In typical use, the programmer may conceptually “divide” the registers into a fixed group and an adjustable group. The fixed registers are used like the conventional registers in a CPU, to hold constants, accumulations, etc. The adjustable group is used like a stack, with operands pushed on and results popped off. After loading, the registers in the fixed group are addressed explicitly, while those in the adjustable group are addressed implicitly. Of course, all registers may be addressed using either mode, and the “definition” of the fixed versus the adjustable areas may be altered at any time. Section S.8 contains a programming example that illustrates typical register stack use.

The stack organization and top-relative addressing of the registers simplify subroutine programming. Passing subroutine parameters on the register stack eliminates the need for the subroutine to “know” which registers actually contain the parameters and allows different routines to call the same subroutine without having to observe a convention for passing parameters in dedicated registers. So long as the stack is not full, each routine simply loads the parameters on the stack and calls the subroutine. The subroutine addresses the parameters as ST, ST(l), etc., even though ST may, for example, refer to register 3 in one invocation and register 5 in another.

Status Word

The status word reflects the overall condition of the 8087; it may be examined by storing it into memory with an NDP instruction and then inspecting it with CPU code. The status word is divided into the fields shown in figure S-6. The busy field (bit 15) indicates whether the NDP is executing an instruction (B=1) or is idle (B=O).

Several 8087 instructions (for example, the comparison instructions) post their results to the condition code (bits 14 and 10-8 of the status word). The principal use of the condition code is for conditional branching. This may be accomplished by executing an instruction that sets the condition code, storing the status word in memory and then examining the condition code with CPU instructions.

Bits 13-11 of the status word point to the 8087 register that is the current stack top (ST). Note that if ST=000B, a “push” operation, which decrements ST, produces ST=111B; similarly, popping the stack with ST=111B yields ST=000B.

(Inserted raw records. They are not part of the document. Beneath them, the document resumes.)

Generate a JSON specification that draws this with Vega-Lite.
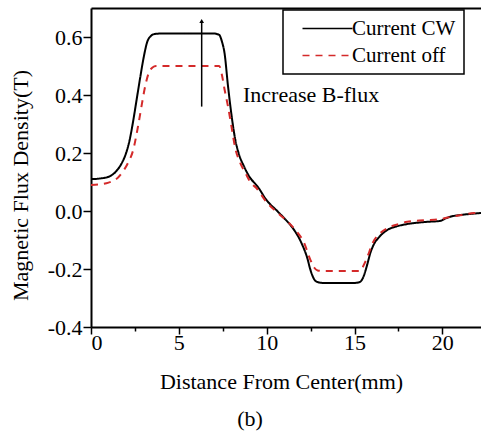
{
  "$schema": "https://vega.github.io/schema/vega-lite/v6.json",
  "width": 390,
  "height": 319,
  "autosize": "none",
  "padding": {"left": 91, "top": 8, "right": 0, "bottom": 106},
  "background": "white",
  "config": {
    "font": "Liberation Serif",
    "view": {"stroke": null},
    "axis": {"grid": false, "domainColor": "black", "domainWidth": 2, "tickColor": "black", "tickWidth": 1.5, "labelColor": "black", "titleColor": "black", "labelFontSize": 22, "titleFontSize": 22, "titleFontWeight": "normal", "labelFont": "Liberation Serif", "titleFont": "Liberation Serif"},
    "legend": {"strokeWidth": 1.5}
  },
  "title": {"text": "(b)", "orient": "bottom", "anchor": "middle", "dx": -36, "offset": 17, "fontSize": 22, "fontWeight": "normal", "font": "Liberation Serif", "color": "black"},
  "layer": [
    {
      "data": {"values": [
        {"x": 0, "y": 0.110, "series": "Current CW"},
        {"x": 0.5, "y": 0.112, "series": "Current CW"},
        {"x": 1.0, "y": 0.118, "series": "Current CW"},
        {"x": 1.4, "y": 0.135, "series": "Current CW"},
        {"x": 1.75, "y": 0.165, "series": "Current CW"},
        {"x": 2.0, "y": 0.20, "series": "Current CW"},
        {"x": 2.2, "y": 0.245, "series": "Current CW"},
        {"x": 2.4, "y": 0.31, "series": "Current CW"},
        {"x": 2.6, "y": 0.385, "series": "Current CW"},
        {"x": 2.8, "y": 0.46, "series": "Current CW"},
        {"x": 3.0, "y": 0.53, "series": "Current CW"},
        {"x": 3.2, "y": 0.583, "series": "Current CW"},
        {"x": 3.4, "y": 0.603, "series": "Current CW"},
        {"x": 3.6, "y": 0.610, "series": "Current CW"},
        {"x": 4.0, "y": 0.612, "series": "Current CW"},
        {"x": 5.0, "y": 0.612, "series": "Current CW"},
        {"x": 6.0, "y": 0.612, "series": "Current CW"},
        {"x": 7.0, "y": 0.612, "series": "Current CW"},
        {"x": 7.3, "y": 0.607, "series": "Current CW"},
        {"x": 7.45, "y": 0.585, "series": "Current CW"},
        {"x": 7.6, "y": 0.545, "series": "Current CW"},
        {"x": 7.8, "y": 0.43, "series": "Current CW"},
        {"x": 8.0, "y": 0.33, "series": "Current CW"},
        {"x": 8.2, "y": 0.25, "series": "Current CW"},
        {"x": 8.4, "y": 0.2, "series": "Current CW"},
        {"x": 8.7, "y": 0.155, "series": "Current CW"},
        {"x": 9.0, "y": 0.12, "series": "Current CW"},
        {"x": 9.5, "y": 0.083, "series": "Current CW"},
        {"x": 10.0, "y": 0.037, "series": "Current CW"},
        {"x": 10.6, "y": 0.0, "series": "Current CW"},
        {"x": 11.0, "y": -0.025, "series": "Current CW"},
        {"x": 11.5, "y": -0.06, "series": "Current CW"},
        {"x": 12.0, "y": -0.113, "series": "Current CW"},
        {"x": 12.3, "y": -0.16, "series": "Current CW"},
        {"x": 12.5, "y": -0.205, "series": "Current CW"},
        {"x": 12.7, "y": -0.235, "series": "Current CW"},
        {"x": 12.9, "y": -0.245, "series": "Current CW"},
        {"x": 13.2, "y": -0.248, "series": "Current CW"},
        {"x": 14.0, "y": -0.248, "series": "Current CW"},
        {"x": 15.0, "y": -0.248, "series": "Current CW"},
        {"x": 15.3, "y": -0.245, "series": "Current CW"},
        {"x": 15.5, "y": -0.228, "series": "Current CW"},
        {"x": 15.7, "y": -0.19, "series": "Current CW"},
        {"x": 15.9, "y": -0.145, "series": "Current CW"},
        {"x": 16.1, "y": -0.115, "series": "Current CW"},
        {"x": 16.4, "y": -0.09, "series": "Current CW"},
        {"x": 16.85, "y": -0.066, "series": "Current CW"},
        {"x": 17.4, "y": -0.053, "series": "Current CW"},
        {"x": 18.0, "y": -0.045, "series": "Current CW"},
        {"x": 19.0, "y": -0.038, "series": "Current CW"},
        {"x": 19.9, "y": -0.034, "series": "Current CW"},
        {"x": 20.2, "y": -0.025, "series": "Current CW"},
        {"x": 20.5, "y": -0.019, "series": "Current CW"},
        {"x": 21.0, "y": -0.014, "series": "Current CW"},
        {"x": 21.6, "y": -0.01, "series": "Current CW"},
        {"x": 22.2, "y": -0.007, "series": "Current CW"},
        {"x": 0, "y": 0.090, "series": "Current off"},
        {"x": 0.5, "y": 0.092, "series": "Current off"},
        {"x": 1.0, "y": 0.098, "series": "Current off"},
        {"x": 1.4, "y": 0.108, "series": "Current off"},
        {"x": 1.8, "y": 0.135, "series": "Current off"},
        {"x": 2.1, "y": 0.165, "series": "Current off"},
        {"x": 2.4, "y": 0.21, "series": "Current off"},
        {"x": 2.7, "y": 0.30, "series": "Current off"},
        {"x": 2.9, "y": 0.37, "series": "Current off"},
        {"x": 3.1, "y": 0.435, "series": "Current off"},
        {"x": 3.3, "y": 0.478, "series": "Current off"},
        {"x": 3.5, "y": 0.495, "series": "Current off"},
        {"x": 3.7, "y": 0.500, "series": "Current off"},
        {"x": 5.0, "y": 0.500, "series": "Current off"},
        {"x": 6.0, "y": 0.500, "series": "Current off"},
        {"x": 7.3, "y": 0.500, "series": "Current off"},
        {"x": 7.45, "y": 0.47, "series": "Current off"},
        {"x": 7.6, "y": 0.42, "series": "Current off"},
        {"x": 7.8, "y": 0.36, "series": "Current off"},
        {"x": 8.0, "y": 0.29, "series": "Current off"},
        {"x": 8.2, "y": 0.22, "series": "Current off"},
        {"x": 8.5, "y": 0.165, "series": "Current off"},
        {"x": 8.8, "y": 0.13, "series": "Current off"},
        {"x": 9.1, "y": 0.097, "series": "Current off"},
        {"x": 9.4, "y": 0.08, "series": "Current off"},
        {"x": 10.0, "y": 0.03, "series": "Current off"},
        {"x": 10.6, "y": -0.005, "series": "Current off"},
        {"x": 11.3, "y": -0.043, "series": "Current off"},
        {"x": 11.7, "y": -0.07, "series": "Current off"},
        {"x": 12.1, "y": -0.106, "series": "Current off"},
        {"x": 12.5, "y": -0.17, "series": "Current off"},
        {"x": 12.7, "y": -0.195, "series": "Current off"},
        {"x": 12.9, "y": -0.205, "series": "Current off"},
        {"x": 13.2, "y": -0.207, "series": "Current off"},
        {"x": 14.0, "y": -0.207, "series": "Current off"},
        {"x": 15.3, "y": -0.207, "series": "Current off"},
        {"x": 15.5, "y": -0.19, "series": "Current off"},
        {"x": 15.7, "y": -0.163, "series": "Current off"},
        {"x": 16.07, "y": -0.106, "series": "Current off"},
        {"x": 16.4, "y": -0.08, "series": "Current off"},
        {"x": 16.85, "y": -0.06, "series": "Current off"},
        {"x": 17.5, "y": -0.045, "series": "Current off"},
        {"x": 18.0, "y": -0.037, "series": "Current off"},
        {"x": 19.0, "y": -0.032, "series": "Current off"},
        {"x": 19.9, "y": -0.028, "series": "Current off"},
        {"x": 20.5, "y": -0.02, "series": "Current off"},
        {"x": 21.0, "y": -0.015, "series": "Current off"},
        {"x": 21.8, "y": -0.007, "series": "Current off"},
        {"x": 22.2, "y": -0.005, "series": "Current off"}
      ]},
      "mark": {"type": "line", "interpolate": "monotone", "strokeWidth": 2},
      "encoding": {
        "x": {"field": "x", "type": "quantitative", "scale": {"domain": [0, 22.2], "nice": false, "zero": false},
          "axis": {"orient": "bottom", "values": [0, 2.5, 5, 7.5, 10, 12.5, 15, 17.5, 20], "tickSize": {"condition": {"test": "datum.value % 5 === 0", "value": 7}, "value": 4}, "labelExpr": "datum.value % 5 === 0 ? datum.label : ''", "labelPadding": -2, "title": "Distance From Center(mm)", "titleX": 190, "titleY": 61, "titleBaseline": "alphabetic"}},
        "y": {"field": "y", "type": "quantitative", "scale": {"domain": [-0.4, 0.7], "nice": false, "zero": false},
          "axis": {"values": [-0.4, -0.3, -0.2, -0.1, 0, 0.1, 0.2, 0.3, 0.4, 0.5, 0.6], "tickSize": {"condition": {"test": "abs(round(datum.value*10)) % 2 === 0", "value": 8}, "value": 5}, "labelExpr": "abs(round(datum.value*10)) % 2 === 0 ? (datum.value < -0.000001 ? '-' : '') + format(abs(datum.value), '.1f') : ''", "labelPadding": 1, "title": "Magnetic Flux Density(T)", "titleX": -64, "titleY": 177, "titleBaseline": "alphabetic", "titleAngle": 270, "titleAlign": "center"}},
        "color": {"field": "series", "type": "nominal", "scale": {"domain": ["Current CW", "Current off"], "range": ["#000000", "#d42a2a"]},
          "legend": {"title": null, "orient": "none", "legendX": 192, "legendY": 2, "padding": 8, "strokeColor": "black", "fillColor": "white", "symbolType": "M-5,0H5", "symbolSize": 100, "symbolStrokeWidth": 1.5, "symbolOffset": 26, "labelFontSize": 21, "labelFont": "Liberation Serif", "labelColor": "black", "labelOffset": 14, "rowPadding": 5, "labelExpr": "datum.label + '            '"}},
        "strokeDash": {"field": "series", "type": "nominal", "scale": {"domain": ["Current CW", "Current off"], "range": [[1, 0], [7, 6]]},
          "legend": {"title": null, "orient": "none", "legendX": 192, "legendY": 2, "padding": 8, "strokeColor": "black", "fillColor": "white", "symbolType": "M-5,0H5", "symbolSize": 100, "symbolStrokeWidth": 1.5, "symbolOffset": 26, "labelFontSize": 21, "labelFont": "Liberation Serif", "labelColor": "black", "labelOffset": 14, "rowPadding": 5, "labelExpr": "datum.label + '            '"}}
      }
    },
    {
      "data": {"values": [{"x": 6.3, "y": 0.36, "y2": 0.655}]},
      "mark": {"type": "rule", "color": "black", "strokeWidth": 1.5},
      "encoding": {
        "x": {"field": "x", "type": "quantitative", "axis": {"orient": "top", "labels": false, "ticks": false, "title": null, "domain": true}},
        "y": {"field": "y", "type": "quantitative"},
        "y2": {"field": "y2"}
      }
    },
    {
      "data": {"values": [{"x": 6.3, "y": 0.655}]},
      "mark": {"type": "point", "shape": "triangle-up", "filled": true, "color": "black", "size": 22, "opacity": 1},
      "encoding": {
        "x": {"field": "x", "type": "quantitative", "axis": null},
        "y": {"field": "y", "type": "quantitative"}
      }
    },
    {
      "data": {"values": [{"x": 8.65, "y": 0.376, "label": "Increase B-flux"}]},
      "mark": {"type": "text", "align": "left", "baseline": "alphabetic", "fontSize": 22, "font": "Liberation Serif", "color": "black"},
      "encoding": {
        "x": {"field": "x", "type": "quantitative", "axis": null},
        "y": {"field": "y", "type": "quantitative"},
        "text": {"field": "label"}
      }
    }
  ],
  "resolve": {"axis": {"x": "independent"}}
}
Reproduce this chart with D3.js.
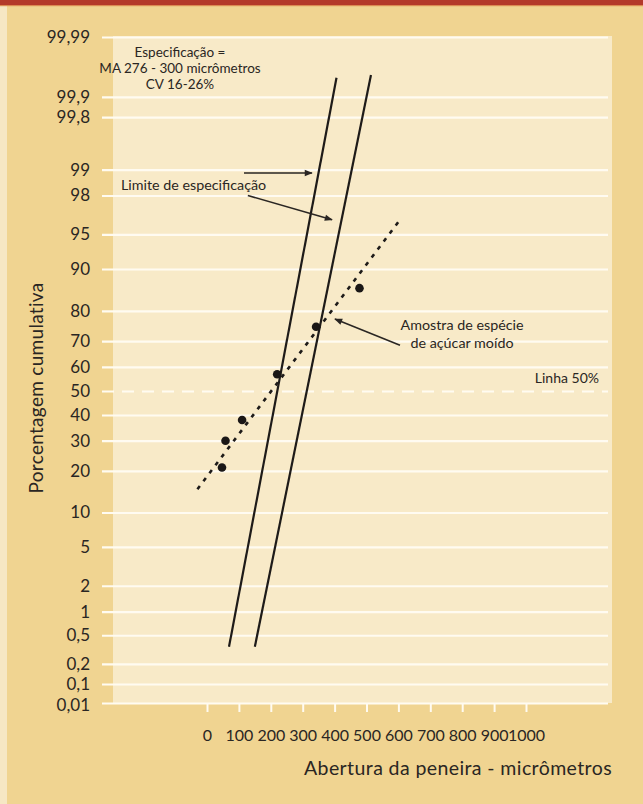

Bit 7 is the interrupt request field. The NDP sets this field to record a pending interrupt to the CPU.

Bits 5-0 are set to indicate that the NEU has detected an exception while executing an instruction. Section S.3 explains these exceptions.

Control Word

To satisfy a broad range of application requirements, the NDP provides several processing options which are selected by loading a word from memory into the control word. Figure S-7 shows the format and encoding of the fields in the control word; it is provided here for reference. Section S.3 explains the use of each of these 8087 facilities except the interrupt-enable control field, which is covered in section S.6.

Tag Word

The tag word marks the content of each register as shown in figure S-8. The principal function of the tag word is to optimize the NDP’s performance under certain circumstances and programmers ordinarily need not be concerned with it.

Exception Pointers

The exception pointers (see figure S-9) are provided for user-written exception handlers. Whenever the 8087 executes an instruction, the CU saves the instruction address and the instruc- tion opcode in the exception pointers. In addition, if the instruction references a memory operand, the address of the operand is retained also. An exception handler can store these pointers in memory and thus obtain information concerning the instruction that caused the exception.